##### Data #####
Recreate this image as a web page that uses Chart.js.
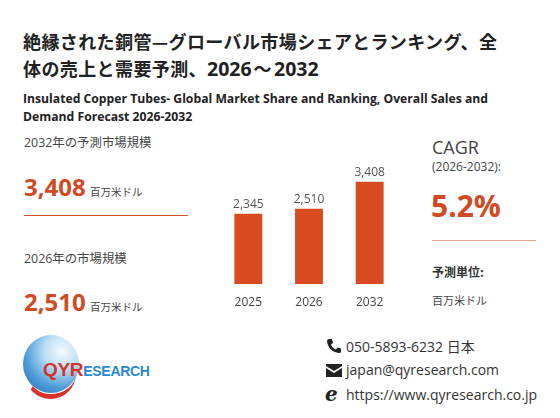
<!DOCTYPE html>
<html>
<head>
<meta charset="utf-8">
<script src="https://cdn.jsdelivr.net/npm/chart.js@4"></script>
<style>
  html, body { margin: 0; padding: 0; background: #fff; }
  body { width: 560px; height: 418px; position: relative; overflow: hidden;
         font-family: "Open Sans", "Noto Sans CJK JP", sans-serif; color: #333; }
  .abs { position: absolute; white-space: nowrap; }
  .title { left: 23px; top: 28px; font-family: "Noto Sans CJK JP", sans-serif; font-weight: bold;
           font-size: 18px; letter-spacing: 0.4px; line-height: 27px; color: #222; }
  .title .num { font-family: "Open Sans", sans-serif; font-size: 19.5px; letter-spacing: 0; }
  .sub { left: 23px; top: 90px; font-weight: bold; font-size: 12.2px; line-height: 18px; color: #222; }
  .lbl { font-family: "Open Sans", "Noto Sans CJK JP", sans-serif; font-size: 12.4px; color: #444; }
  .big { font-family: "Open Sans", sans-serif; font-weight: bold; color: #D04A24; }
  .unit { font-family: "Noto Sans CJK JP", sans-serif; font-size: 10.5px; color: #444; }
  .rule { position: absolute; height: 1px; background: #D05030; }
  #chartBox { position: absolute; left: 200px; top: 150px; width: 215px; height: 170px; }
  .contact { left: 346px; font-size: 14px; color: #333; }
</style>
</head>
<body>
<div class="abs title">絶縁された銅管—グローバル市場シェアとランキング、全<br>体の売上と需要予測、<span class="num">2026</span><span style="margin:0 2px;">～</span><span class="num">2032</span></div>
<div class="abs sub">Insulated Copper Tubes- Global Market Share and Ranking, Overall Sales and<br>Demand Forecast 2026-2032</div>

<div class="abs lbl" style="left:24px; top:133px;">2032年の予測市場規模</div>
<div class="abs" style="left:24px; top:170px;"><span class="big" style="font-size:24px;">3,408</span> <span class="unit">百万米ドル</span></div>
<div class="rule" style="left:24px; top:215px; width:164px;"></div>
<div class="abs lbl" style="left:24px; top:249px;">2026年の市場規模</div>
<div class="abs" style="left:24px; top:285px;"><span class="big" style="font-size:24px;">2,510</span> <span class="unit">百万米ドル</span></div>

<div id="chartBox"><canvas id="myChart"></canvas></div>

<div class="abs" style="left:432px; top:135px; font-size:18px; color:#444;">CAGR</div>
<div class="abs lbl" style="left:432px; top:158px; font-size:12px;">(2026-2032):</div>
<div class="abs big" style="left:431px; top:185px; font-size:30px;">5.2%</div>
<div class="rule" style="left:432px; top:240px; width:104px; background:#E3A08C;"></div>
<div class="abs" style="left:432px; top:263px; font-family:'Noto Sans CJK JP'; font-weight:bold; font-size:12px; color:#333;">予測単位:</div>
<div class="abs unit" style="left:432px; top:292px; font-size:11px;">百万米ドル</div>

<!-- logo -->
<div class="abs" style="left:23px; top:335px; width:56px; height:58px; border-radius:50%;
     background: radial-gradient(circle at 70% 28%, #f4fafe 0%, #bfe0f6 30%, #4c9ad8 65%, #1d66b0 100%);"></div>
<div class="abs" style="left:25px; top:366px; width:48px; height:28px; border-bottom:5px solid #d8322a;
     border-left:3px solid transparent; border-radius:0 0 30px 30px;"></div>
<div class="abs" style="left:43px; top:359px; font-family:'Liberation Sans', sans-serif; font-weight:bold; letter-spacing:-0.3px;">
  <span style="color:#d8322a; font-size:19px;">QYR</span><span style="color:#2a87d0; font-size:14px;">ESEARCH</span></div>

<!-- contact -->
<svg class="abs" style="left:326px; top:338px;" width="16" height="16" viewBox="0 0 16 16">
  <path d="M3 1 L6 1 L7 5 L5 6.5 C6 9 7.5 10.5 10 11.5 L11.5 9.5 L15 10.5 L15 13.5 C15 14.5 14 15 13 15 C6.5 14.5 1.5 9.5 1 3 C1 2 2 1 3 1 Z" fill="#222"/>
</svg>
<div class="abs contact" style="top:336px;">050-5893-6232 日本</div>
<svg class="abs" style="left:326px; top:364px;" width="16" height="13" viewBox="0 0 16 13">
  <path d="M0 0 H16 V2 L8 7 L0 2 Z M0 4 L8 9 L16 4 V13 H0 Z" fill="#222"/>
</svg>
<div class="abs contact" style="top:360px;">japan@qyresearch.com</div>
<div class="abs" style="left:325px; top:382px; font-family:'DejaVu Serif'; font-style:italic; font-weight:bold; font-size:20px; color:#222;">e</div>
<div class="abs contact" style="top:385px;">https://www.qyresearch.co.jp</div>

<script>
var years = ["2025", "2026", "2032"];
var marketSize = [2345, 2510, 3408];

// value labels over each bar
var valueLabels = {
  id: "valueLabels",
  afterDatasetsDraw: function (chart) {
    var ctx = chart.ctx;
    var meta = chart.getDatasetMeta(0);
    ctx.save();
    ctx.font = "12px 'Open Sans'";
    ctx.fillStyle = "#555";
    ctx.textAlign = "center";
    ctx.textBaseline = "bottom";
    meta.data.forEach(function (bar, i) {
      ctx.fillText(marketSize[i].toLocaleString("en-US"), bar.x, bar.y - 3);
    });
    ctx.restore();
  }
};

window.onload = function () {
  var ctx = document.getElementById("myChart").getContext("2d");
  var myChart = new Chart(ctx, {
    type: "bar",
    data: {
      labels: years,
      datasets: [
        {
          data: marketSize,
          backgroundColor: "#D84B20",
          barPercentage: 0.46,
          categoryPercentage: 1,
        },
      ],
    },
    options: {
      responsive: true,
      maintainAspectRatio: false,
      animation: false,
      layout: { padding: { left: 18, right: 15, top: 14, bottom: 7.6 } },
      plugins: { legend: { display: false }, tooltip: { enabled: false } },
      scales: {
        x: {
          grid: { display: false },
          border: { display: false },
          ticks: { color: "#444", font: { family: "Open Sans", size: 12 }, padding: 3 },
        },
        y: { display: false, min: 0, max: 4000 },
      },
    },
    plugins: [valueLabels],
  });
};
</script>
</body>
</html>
#####
What the task requires:
Transcribe the opening line of the listing above, please, and every line after it through the line with "and<br>Demand Forecast 2026-2032</div>", word for word, without pictures.

Expected answer:
Recreate this image as a web page that uses Chart.js.
<!DOCTYPE html>
<html>
<head>
<meta charset="utf-8">
<script src="https://cdn.jsdelivr.net/npm/chart.js@4"></script>
<style>
  html, body { margin: 0; padding: 0; background: #fff; }
  body { width: 560px; height: 418px; position: relative; overflow: hidden;
         font-family: "Open Sans", "Noto Sans CJK JP", sans-serif; color: #333; }
  .abs { position: absolute; white-space: nowrap; }
  .title { left: 23px; top: 28px; font-family: "Noto Sans CJK JP", sans-serif; font-weight: bold;
           font-size: 18px; letter-spacing: 0.4px; line-height: 27px; color: #222; }
  .title .num { font-family: "Open Sans", sans-serif; font-size: 19.5px; letter-spacing: 0; }
  .sub { left: 23px; top: 90px; font-weight: bold; font-size: 12.2px; line-height: 18px; color: #222; }
  .lbl { font-family: "Open Sans", "Noto Sans CJK JP", sans-serif; font-size: 12.4px; color: #444; }
  .big { font-family: "Open Sans", sans-serif; font-weight: bold; color: #D04A24; }
  .unit { font-family: "Noto Sans CJK JP", sans-serif; font-size: 10.5px; color: #444; }
  .rule { position: absolute; height: 1px; background: #D05030; }
  #chartBox { position: absolute; left: 200px; top: 150px; width: 215px; height: 170px; }
  .contact { left: 346px; font-size: 14px; color: #333; }
</style>
</head>
<body>
<div class="abs title">絶縁された銅管—グローバル市場シェアとランキング、全<br>体の売上と需要予測、<span class="num">2026</span><span style="margin:0 2px;">～</span><span class="num">2032</span></div>
<div class="abs sub">Insulated Copper Tubes- Global Market Share and Ranking, Overall Sales and<br>Demand Forecast 2026-2032</div>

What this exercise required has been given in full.